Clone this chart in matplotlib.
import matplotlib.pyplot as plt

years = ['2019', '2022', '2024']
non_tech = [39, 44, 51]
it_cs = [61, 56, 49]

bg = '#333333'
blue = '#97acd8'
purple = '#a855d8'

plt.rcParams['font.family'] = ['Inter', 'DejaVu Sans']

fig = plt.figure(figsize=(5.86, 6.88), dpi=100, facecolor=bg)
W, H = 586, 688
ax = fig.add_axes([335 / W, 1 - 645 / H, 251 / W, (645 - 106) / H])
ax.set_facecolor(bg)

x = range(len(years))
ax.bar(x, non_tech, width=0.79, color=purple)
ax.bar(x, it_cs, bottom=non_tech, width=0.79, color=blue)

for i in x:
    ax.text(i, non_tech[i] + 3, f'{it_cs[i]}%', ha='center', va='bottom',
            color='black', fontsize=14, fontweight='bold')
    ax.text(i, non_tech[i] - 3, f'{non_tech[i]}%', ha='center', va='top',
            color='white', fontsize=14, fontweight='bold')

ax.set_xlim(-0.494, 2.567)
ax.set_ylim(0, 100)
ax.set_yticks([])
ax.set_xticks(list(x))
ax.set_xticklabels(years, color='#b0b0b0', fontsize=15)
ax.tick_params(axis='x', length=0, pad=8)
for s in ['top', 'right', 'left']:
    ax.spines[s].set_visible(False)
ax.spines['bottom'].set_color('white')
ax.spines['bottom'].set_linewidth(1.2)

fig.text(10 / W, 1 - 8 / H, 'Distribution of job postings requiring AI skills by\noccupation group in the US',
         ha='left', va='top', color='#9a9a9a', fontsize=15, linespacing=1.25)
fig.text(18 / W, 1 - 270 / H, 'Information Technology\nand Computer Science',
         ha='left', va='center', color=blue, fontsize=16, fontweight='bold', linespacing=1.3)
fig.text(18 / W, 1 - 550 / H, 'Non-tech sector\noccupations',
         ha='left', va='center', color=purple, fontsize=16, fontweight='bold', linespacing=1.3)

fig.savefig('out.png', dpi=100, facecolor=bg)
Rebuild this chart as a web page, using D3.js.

· · · · · · ·

Write out the entries above word for word.

### Task output
Clone this chart in matplotlib.
import matplotlib.pyplot as plt

years = ['2019', '2022', '2024']
non_tech = [39, 44, 51]
it_cs = [61, 56, 49]

bg = '#333333'
blue = '#97acd8'
purple = '#a855d8'

plt.rcParams['font.family'] = ['Inter', 'DejaVu Sans']

fig = plt.figure(figsize=(5.86, 6.88), dpi=100, facecolor=bg)
W, H = 586, 688
ax = fig.add_axes([335 / W, 1 - 645 / H, 251 / W, (645 - 106) / H])
ax.set_facecolor(bg)

x = range(len(years))
ax.bar(x, non_tech, width=0.79, color=purple)
ax.bar(x, it_cs, bottom=non_tech, width=0.79, color=blue)

for i in x:
    ax.text(i, non_tech[i] + 3, f'{it_cs[i]}%', ha='center', va='bottom',
            color='black', fontsize=14, fontweight='bold')
    ax.text(i, non_tech[i] - 3, f'{non_tech[i]}%', ha='center', va='top',
            color='white', fontsize=14, fontweight='bold')

ax.set_xlim(-0.494, 2.567)
ax.set_ylim(0, 100)
ax.set_yticks([])
ax.set_xticks(list(x))
ax.set_xticklabels(years, color='#b0b0b0', fontsize=15)
ax.tick_params(axis='x', length=0, pad=8)
for s in ['top', 'right', 'left']:
    ax.spines[s].set_visible(False)
ax.spines['bottom'].set_color('white')
ax.spines['bottom'].set_linewidth(1.2)

fig.text(10 / W, 1 - 8 / H, 'Distribution of job postings requiring AI skills by\noccupation group in the US',
         ha='left', va='top', color='#9a9a9a', fontsize=15, linespacing=1.25)
fig.text(18 / W, 1 - 270 / H, 'Information Technology\nand Computer Science',
         ha='left', va='center', color=blue, fontsize=16, fontweight='bold', linespacing=1.3)
fig.text(18 / W, 1 - 550 / H, 'Non-tech sector\noccupations',
         ha='left', va='center', color=purple, fontsize=16, fontweight='bold', linespacing=1.3)

fig.savefig('out.png', dpi=100, facecolor=bg)
Rebuild this chart as a web page, using D3.js.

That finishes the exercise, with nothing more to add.